Meu Filho

Quando a gente tem um problema, por mais que pareça difícil, impossível ou cabeludo o negócio é encarar e não ter medo da fera, porque o final da nossa própria história muitas vezes depende dessa força de dentro pra fora.

Artur era um SESSENTÃO muito bem conservado, proprietário antigo de um restaurante no centro da cidade e não tinha tempo pra fricotes com a família. Durante a semana trabalhava até tarde, depois vinha a sauna, o joguinho de tênis e a namoradinha de vinte anos que acabava com sua saúde.

Os dois filhos não lhe davam despesas extras, porque o mais velho morava em outro país com a tia e Ismael, de quinze anos, só vivia entocado por aí.

Para ele, o mais importante era a geladeira repleta de bobeiras, compras no Shopping e o carro do ano. Tudo que pudesse ser imediatamente comprado com um cartão de crédito, mas Ismael queria muito mais. Queria um tempo para os dois, um bate-papo antes de dormir ou até mesmo uma partida de futebol no fundo do quintal. E isto tudo Artur não tinha para lhe dar...

Artur poderia comprar uma dúzia de bolas, se quisesse, e uma conversa furada, qualquer computador moderno poderia lhe oferecer, sem que precisasse faltar aos seus compromissos importantes.

Foi quando Ismael começou a ficar estranho, rebelde e cheio de mistérios. Fazia de tudo para chamar a atenção; só andava com um canivete na meia e agora ele se dizia ocupado demais para ficar em casa. Arrumou uma turma da pesada e descobriu que o pai tava por fora. E aproveitando esses desencontros entre Artur e Ismael, aquele menino que parecia tão perdido, foi achado por um sujeito malandro que lhe apresentou para o mundo das drogas.

Quando Ismael conseguia abrir a porta do quarto e se derretia no chão com os olho vermelhos, não se sentia mais desamparado como antes, porque ali estava embrulhado o pó mágico que tinha o poder de colorir o seu mundo. Começou como uma brincadeira boba e foi se tornando uma doença. Um vício que destrói a própria dignidade, deixando Ismael desnorteado, triste e cada vez mais sozinho.

Depois com lágrimas coladas na boca trêmula jurava para si mesmo que seria a última vez, só que seu corpo pedia mais e ele fazia de tudo para saciar esta fome danada de ruim! Já não sentia vergonha em vender o relógio, o tênis, a calça de marca...

E sentia muita saudade do pai, sempre bonito e em boa forma, que percebia suas olheiras profundas, seu corpinho seco, o seu rosto apagado... sem fazer nada! Preferia observar tudo através do vão da porta do quarto fingindo que não era seu filho. Que não era o pequeno Ismael que estava ali precisando de uma força para sair daquele abismo.

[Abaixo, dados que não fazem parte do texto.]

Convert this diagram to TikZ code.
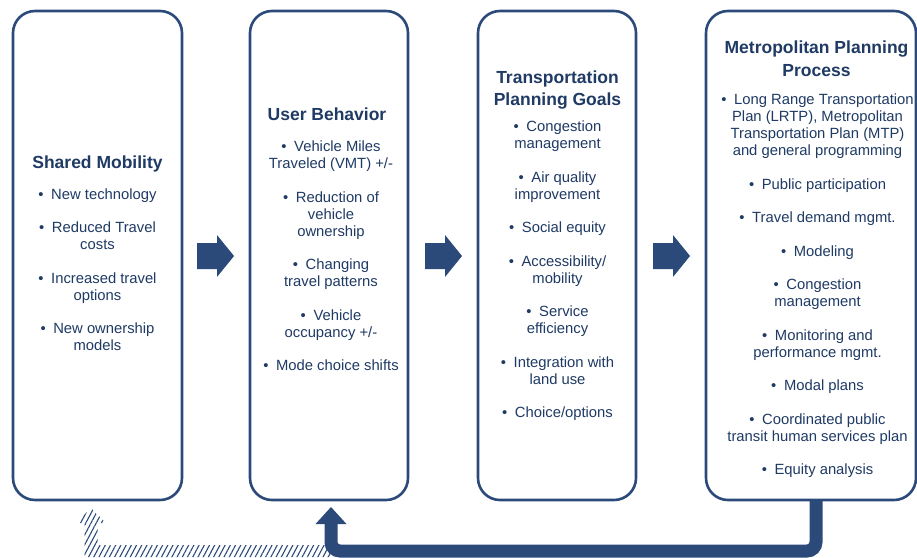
\documentclass[tikz,border=0pt]{standalone}
\usepackage{fontspec}
\setmainfont{Liberation Sans}
\usetikzlibrary{patterns.meta}
\definecolor{navy}{HTML}{2B4A7A}
\definecolor{txt}{HTML}{1F3A64}
\newcommand{\bu}{•\hspace*{3.5pt} }
\tikzset{
  box/.style={draw=navy, line width=2.6pt, rounded corners=22pt, fill=white},
  ttl/.style={anchor=base, align=center, text=txt, inner sep=0pt,
    font=\fontsize{17.5}{22.5}\selectfont\bfseries},
  itm/.style={anchor=base, align=center, text=txt, inner sep=0pt,
    font=\fontsize{14.8}{17}\selectfont},
  blockarrow/.style={fill=navy, draw=none},
  ret/.style={draw=navy, line width=13pt, rounded corners=9pt},
  hatch/.style={pattern={Lines[angle=62,distance=4.6pt,line width=1.1pt]}, pattern color=navy}
}
\begin{document}
\begin{tikzpicture}[x=1pt,y=-1pt]
\useasboundingbox (0,0) rectangle (917,557);
\begin{scope}
\clip (0,0) rectangle (917,557);
% hatched (shadow) return arrow
\fill[hatch] (84.5,557) -- (84.5,523) -- (76,523) -- (91,508) -- (106,523) -- (97.5,523)
  -- (97.5,545) -- (331,545) -- (331,557) -- cycle;
% boxes
\node[box, minimum width=169pt, minimum height=489pt] (b1) at (97.5,255.5) {};
\node[box, minimum width=158pt, minimum height=489pt] (b2) at (329,255.5) {};
\node[box, minimum width=158pt, minimum height=489pt] (b3) at (557,255.5) {};
\node[box, minimum width=210pt, minimum height=489pt] (b4) at (811,255.5) {};
\end{scope}
% block arrows
\foreach \x/\n in {197/a1,425/a2,653/a3}{
  \fill[blockarrow] (\x,243) -- (\x+20,243) -- (\x+20,235) -- (\x+37,256)
    -- (\x+20,277) -- (\x+20,269) -- (\x,269) -- cycle;
}
% return arrow
\coordinate (rs) at (816,500);
\coordinate (re) at (331,524);
\draw[ret] (rs) -- (rs |- 0,551) -- (re |- 0,551) -- (re);
\fill[navy] (315.5,524) -- (331,507) -- (346.5,524) -- cycle;
% texts (base anchor = baseline of the last line)
\node[ttl] (t1) at (97.5,168) {Shared Mobility};
\node[itm] (i1) at (97.5,350.5) {\bu New technology\\[16.5pt]
\bu Reduced Travel\\costs\\[16.5pt]
\bu Increased travel\\options\\[16.5pt]
\bu New ownership\\models};

\node[ttl] (t2) at (327,120.5) {User Behavior};
\node[itm] (i2) at (331,370.5) {\bu Vehicle Miles\\Traveled (VMT) +/-\\[16.5pt]
\bu Reduction of\\vehicle\\ownership\\[16.5pt]
\bu Changing\\travel patterns\\[16.5pt]
\bu Vehicle\\occupancy +/-\\[16.5pt]
\bu Mode choice shifts};

\node[ttl] (t3) at (557.5,105.5) {Transportation\\Planning Goals};
\node[itm] (i3) at (557.5,417.5) {\bu Congestion\\management\\[16.5pt]
\bu Air quality\\improvement\\[16.5pt]
\bu Social equity\\[16.5pt]
\bu Accessibility/\\mobility\\[16.5pt]
\bu Service\\efficiency\\[16.5pt]
\bu Integration with\\land use\\[16.5pt]
\bu Choice/options};

\node[ttl] (t4) at (816.5,76) {Metropolitan Planning\\Process};
\node[itm] (i4) at (817.5,474.5) {\bu Long Range Transportation\\Plan (LRTP), Metropolitan\\Transportation Plan (MTP)\\and general programming\\[16.5pt]
\bu Public participation\\[16.5pt]
\bu Travel demand mgmt.\\[16.5pt]
\bu Modeling\\[16.5pt]
\bu Congestion\\management\\[16.5pt]
\bu Monitoring and\\performance mgmt.\\[16.5pt]
\bu Modal plans\\[16.5pt]
\bu Coordinated public\\transit human services plan\\[16.5pt]
\bu Equity analysis};
\end{tikzpicture}
\end{document}
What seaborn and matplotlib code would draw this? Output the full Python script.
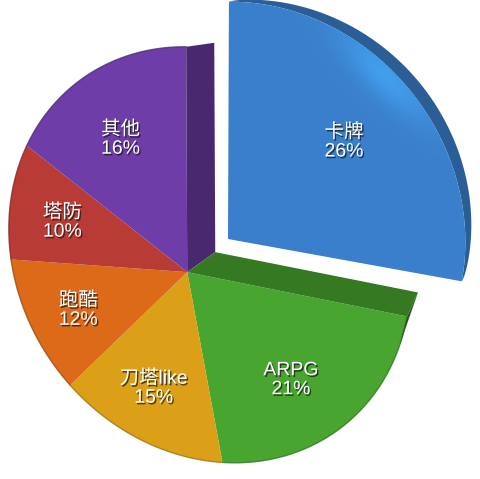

Durante meses Artur não falou sobre isto. Então foi se afastando de uma vez do problema, morrendo de medo de encarar Ismael de frente, mas numa madrugada qualquer, dessas que apenas dava uma passadinha em casa para fazer as malas, Artur ouviu um choro forte que vinha do quarto de Ismael. Era impossível fingir mais um minuto. Não tinha como se fazer de cego, surdo e mudo. Percebeu que Ismael estava assustado sentindo muito mais medo do que ele próprio. Então Artur respirou fundo, jogou as malas num canto e gritando por seu nome abraçou Ismael muito forte, prometendo que não o deixaria nunca mais, porque na verdade era um choro de criança que só queria um colo de PAI.